Sonntag, 18. März 2018

Rezension: Und von Tanger fahren die Boote nach irgendwo

Bebra
REZENSION

JALID  SEHOULI

Und von Tanger fahren die Boote nach irgendwo

Die Eltern des Autors verlassen ihre Heimatstadt Tanger um über Umwege in Berlin zu landen. Hier wird Jalid Sehouli geboren und aufwachsen. Er hat eine Schwester und einen Bruder. In den Sommerferien fährt die Familie im Auto nach Marokko.

Seine Erlebnisse in Tanger und dem Heimatort seiner Mutter im Rifgebirge, seine Begegnungen mit der Stadt und den dort lebenden Menschen verarbeitet Sehouli im vorliegenden Buch. Wichtig sind ihm vor allem Menschen und ihre Schicksale.
Heute sind Tausende auf der Flucht. Auch Tanger ist eine Stadt, die Flüchtlinge aufnimmt, früher und heute. Früher flohen Menschen, viele Glücksritter, Schmuggler und Gesetzesbrecher nach Tanger, heute fliehen sie aus der Stadt nach Europa, Menschen, die voller Hoffnung auf die andere Seite des Mittelmeers schauen, doch leider oft enttäuscht werden.

Sehoulis Eltern hatten Glück und konnten ihren Kindern in Berlin eine gute Ausbildung ermöglichen. Heute ist der Autor ein anerkannter Krebsspezialist an der Charité.
Und nun reist Sehouli als Erwachsener in das Land seiner Eltern, um Tanger erneut zu erleben und zu entdecken, ebenso wie nach Marrakech, dessen sehr emotionales Porträt in einem anderen Buch 2017 veröffentlicht wurde.

Der Autor beschreibt in kurzen Abschnitten, die manchmal nur eine halbe Seite lang sind und in längeren Kapiteln die „weiße Perle Marokkos“, mal die Geschichte, dann die Geschichten anderer Menschen, die ihr Schicksal mit Tanger verbinden, wie Schauspieler, Romanschreiber, Modemacher.

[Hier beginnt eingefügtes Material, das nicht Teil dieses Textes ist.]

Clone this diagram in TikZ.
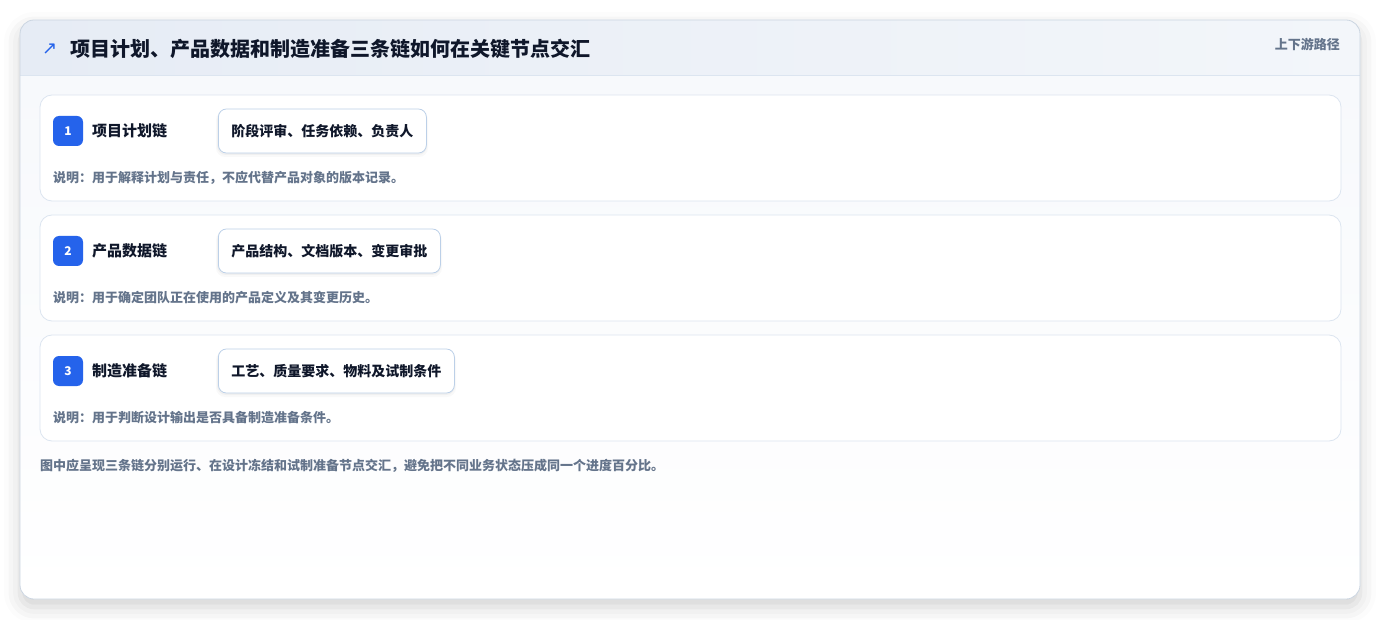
\documentclass[tikz,border=0pt]{standalone}
\usepackage{fontspec}
\setmainfont{Noto Sans CJK SC}
\newfontfamily\symfont{DejaVu Sans}
\usetikzlibrary{shadows.blur}
\definecolor{ink}{HTML}{0F172A}
\definecolor{muted}{HTML}{64748B}
\definecolor{accent}{HTML}{2563EB}
\definecolor{cardline}{HTML}{CBD5E1}
\definecolor{rowline}{HTML}{DCE5F0}
\definecolor{chipline}{HTML}{BCD0E8}
\definecolor{headA}{HTML}{E6ECF5}
\definecolor{headB}{HTML}{F3F6FA}
\definecolor{bodyA}{HTML}{F7F9FC}
\tikzset{
  rowbox/.style={draw=rowline, line width=0.8pt, fill=white, rounded corners=12pt},
  badge/.style={fill=accent, rounded corners=6pt, minimum width=30pt, minimum height=30pt, inner sep=0pt, text=white, font=\bfseries\fontsize{12}{14}\selectfont},
  lbl/.style={anchor=west, inner sep=0pt, text=ink, font=\bfseries\fontsize{15}{17}\selectfont},
  chip/.style={draw=chipline, line width=0.8pt, fill=white, rounded corners=8pt, inner sep=0pt, minimum height=44pt, text=ink, anchor=west, font=\bfseries\fontsize{14}{16}\selectfont},
  chipshade/.style={fill=black, rounded corners=9pt},
  desc/.style={anchor=west, inner sep=0pt, text=muted, font=\bfseries\fontsize{13}{15}\selectfont},
}
\begin{document}
\begin{tikzpicture}[x=1pt,y=-1pt]
\useasboundingbox (0,0) rectangle (1381,620);
% outer card
\path[fill=white, rounded corners=14pt, blur shadow={shadow xshift=0pt, shadow yshift=-8pt, shadow blur radius=16pt, shadow opacity=18}] (20,20) rectangle (1360,599);
\begin{scope}
\clip[rounded corners=14pt] (20,20) rectangle (1360,599);
\shade[top color=bodyA, bottom color=white] (20,75) rectangle (1360,599);
\shade[left color=headA, right color=headB] (20,20) rectangle (1360,75);
\draw[draw=rowline, line width=0.8pt] (20,75) -- (1360,75);
\end{scope}
\draw[cardline, line width=0.8pt, rounded corners=14pt] (20,20) rectangle (1360,599);
% header
\node[anchor=west, inner sep=0pt, text=accent, font=\symfont\fontsize{18}{20}\selectfont] (arrow) at (42,49) {↗};
\node[anchor=west, inner sep=0pt, text=ink, font=\bfseries\fontsize{20}{22}\selectfont] (title) at (70,49) {项目计划、产品数据和制造准备三条链如何在关键节点交汇};
\node[anchor=east, inner sep=0pt, text=muted, font=\bfseries\fontsize{13}{15}\selectfont] (path) at (1340,44) {上下游路径};
% rows
\foreach \i/\y/\name/\chiptext/\cw/\d in {
  1/95/项目计划链/阶段评审、任务依赖、负责人/208/说明：用于解释计划与责任，不应代替产品对象的版本记录。,
  2/215/产品数据链/产品结构、文档版本、变更审批/222/说明：用于确定团队正在使用的产品定义及其变更历史。,
  3/335/制造准备链/工艺、质量要求、物料及试制条件/236/说明：用于判断设计输出是否具备制造准备条件。}{
  \draw[rowbox] (40,\y) rectangle (1341,\y+106);
  \node[badge] (b\i) at (68,\y+36) {\i};
  \node[lbl] (l\i) at (92,\y+36) {\name};
  \fill[chipshade, opacity=0.025] (216,\y+14+2) rectangle (218+\cw+2,\y+58+4);
  \fill[chipshade, opacity=0.035] (217,\y+14+2) rectangle (218+\cw+1,\y+58+2);
  \node[chip, minimum width=\cw pt] (c\i) at (218,\y+36) {\chiptext};
  \node[desc] (d\i) at (53,\y+83) {\d};
}
\node[desc] (foot) at (40,466) {图中应呈现三条链分别运行、在设计冻结和试制准备节点交汇，避免把不同业务状态压成同一个进度百分比。};
\end{tikzpicture}
\end{document}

Er beschreibt die Gerüche, Farben, Plätze, Straßen, Entdeckungen mit offenen Augen und offenem Herzen.

Vor allem ist es ein Buch der Begegnungen. Jalid Sehouli trifft Menschen, die wie er nach Tanger reisen und ihm ihre Geschichten anvertrauen, Menschen aus Berlin, die ihm die Erlebnisse in Tanger erzählen und Begegnungen, die er mit den Menschen in Tanger hat oder auch Reisende, Schriftsteller, Historiker vor ihm.
Er wird sogar vom König eingeladen und das Fest der Thronbesteigung wird ausgerechnet in jenem Jahr in Tanger zelebriert.

Ein wichtiges und bewegend geschriebenes Kapitel ist der Abschied von der Mutter, das einen großen Raum im Buch einnimmt. In Berlin gestorben, war es ihr Wunsch in Tanger beerdigt zu werden und so fliegt die Familie nach Marokko.
Leider nimmt auch ein sehr unschönes Geschehen mehrere Kapitel ein - der Überfall zweier Männer, die den Arzt und seinen Mitarbeiter sehr schwer verletzen - wahrscheinlich aus Rache. Es dauert eine gewisse Zeit, bis er die Arbeit wieder aufnehmen kann, die Angst bleibt vorerst. Doch die Reisen nach Tanger helfen, das Geschehene zu verarbeiten.

17 Rezepte der Familie werden hier zum Nachkochen preisgegeben, von Harira über Pastilla bis Tajine. Anschließend schreibt Jalid Sehouli in seinem „kleinen Dossier über mich“, warum sein Vorname mit J beginnt, über seine Eltern, seine Lieblingsgerichte. Eine kurze Literaturliste beschließt das Buch.

Autor:
Jalid Sehouli wird 1968 in Berlin geboren, seine Eltern stammen auch Nordmarokko. Er studiert Humanmedizin an der Freien Universität Berlin und ist heute Ordinarius an der Charité. Sehouli gehört zu den führenden Krebsspezialisten der Welt. 2012 erschien sein Buch „Marrakesch“.

Fazit:
Auch dieses Buch von Jalid Sehouli ist eine sehr persönliche Begegnung mit der Stadt Tanger, an der der Leser teilnimmt. Interessant ist die Geschichte des Artisten Hassan, der als Akrobat in einer Zirkus-Gruppe in Europa unterwegs ist. Immer wieder fließen auch Patientengeschichten in das Buch ein, die den Autor sehr bewegen. Sehr schön ist das Treffen mit den Verwandten der Mutter beschrieben.
Ein interessantes Buch mit vielen Facetten, wie das Leben selbst.